Derrière cette rude et héroïque zone de Dauphiné, Franche-Comté, Lorraine, Ardennes, s’en développe une autre tout autrement douce, et plus féconde des fruits de la pensée. Je parle des provinces du Lyonnais, de la Bourgogne et de la Champagne. Zone vineuse, de poésie inspirée, d’éloquence, d’élégante et ingénieuse littérature. Ceux-ci n’avaient pas, comme les autres, à recevoir et renvoyer sans cesse le choc de l’invasion étrangère. Ils ont pu, mieux abrités, cultiver à loisir la fleur délicate de la civilisation.

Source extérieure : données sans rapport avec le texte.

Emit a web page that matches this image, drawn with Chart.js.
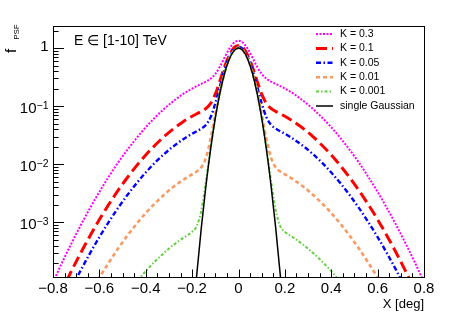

D’abord, tout près du Dauphiné, la grande et aimable ville de Lyon, avec son génie éminemment sociable, unissant les peuples comme les fleuves[1]. Cette pointe du Rhône et de la Saône semble avoir été toujours un lieu sacré. Les Segusii de Lyon dépendaient du peuple druidique des Édues. Là, soixante tribus de la Gaule dressèrent l’autel d’Auguste, et Caligula y établit ces combats d’éloquence où le vaincu était jeté dans le Rhône, s’il n’aimait mieux effacer son discours avec sa langue. À sa place, on jetait des victimes dans le fleuve, selon le vieil usage celtique

  1. La Saône jusqu’au Rhône, et le Rhône jusqu’à la mer, séparaient la France de l’Empire. Lyon, bâtie surtout sur la rive gauche de la Saône, était une cité impériale ; mais les comtes de Lyon relevaient de la France pour les faubourgs de Saint-Just et de Saint-Irénée.